A Beast Preying in the Night

February 14, 2010

After the opening chapters where Satan and God discuss Job’s faithfulness and God allows the trials of Job to commence, we are briskly guided through the destruction of Job’s family and wealth, until we land at the arrival of Job’s friends. There we, as readers, are allowed an in-depth account of the “trial” of YHWH. As the book of Job unfolds However, I found the narrative looking more and more like a powwow and less and less like a courtroom.
While the footnotes alerted me that Job was using a courtroom lingo, I could not help but see the group gathered up around a fire sitting back and having a harsh heart to heart. Job’s friends are not ruthless and harsh men who seem to lavish unending slander and accusations on Job (as the persecution would in a court room), rather they appear to be men who love and cherish their relationship with Job, who in this midst of Job’s suffering attempted to follow the logic of their theology and find the causal sin. They could not accept that their theology did not rightfully account for Job’s unmerited suffering and thus began to engage Job in one of those uneasy “we need to talk” discussions.
We are told that their campfire powwow began after seven days of that awkward silence which precedes some of the most difficult conversations one can have. Finally, Job voices his frustration and reaches out for the comfort of his friends. Instead, he is met with a calling to admit sin and repent. While the dialogue centers on Job as he examines and protests the puzzle of human suffering the most shocking part of the text is found in chapter 16 when he describes God as a lion tearing into his prey. “God assails me and tears me in his anger and gnashes his teeth at me; my opponent fastens on me his piercing eyes…He seized me by the neck and crushed me…again and again he bursts upon me; he rushes at me like a warrior.” (vs 9-14)

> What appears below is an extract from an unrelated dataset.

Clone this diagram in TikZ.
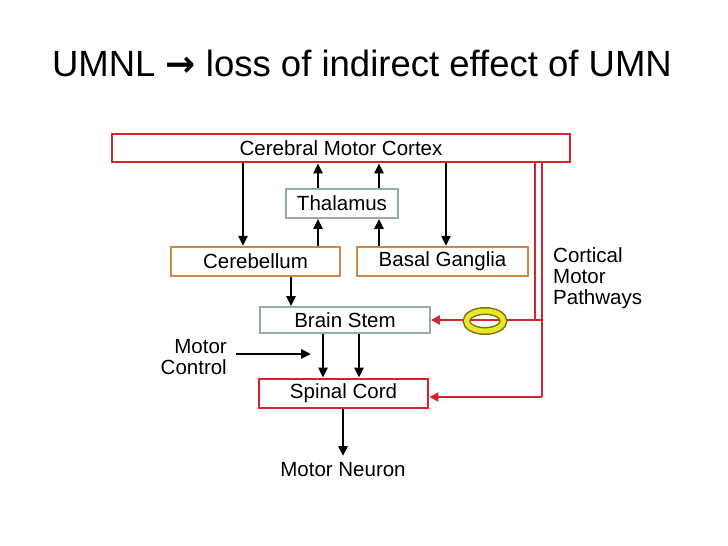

This depiction of God as a merciless lion seeking to devour its prey is a startling text. After meditating on Job’s words I was reminded of C.S. Lewis’ The Horse and It’s Boy. In the book a beast chases the two main characters during the night, stalks them when weary, and mauls one of them. This terrifying beast continues to hunt the horse and his boy as they flee for Narnia till the end of the book, when they have a final encounter. In their last encounter the horse has fled toward Narnia and the boy finds himself standing face to face with the Lion. Aslan, reveals Himself as the beast in the night and explains to the boy that while he chased the horse and the boy he did all this, out of love, in order to push the two travelers onward and to steer them from danger.
While the depiction of God in Job 16 was not meant to reveal God’s goodness and grace but rather his fierce wrath One can not help but notice the similarities in structure. Both the boy and Job are preyed on by the lion and just as the boy drops his charge against the beast at the end of The Horse and His Boy, so does Job when God speaks to him.
On one last note, I found it very interesting that when God commanded Job’s friends to repent and offer sacrifice it says that God “received” Job, and that when Job prayed his friends where forgiven, rather than when they had committed the sacrifices.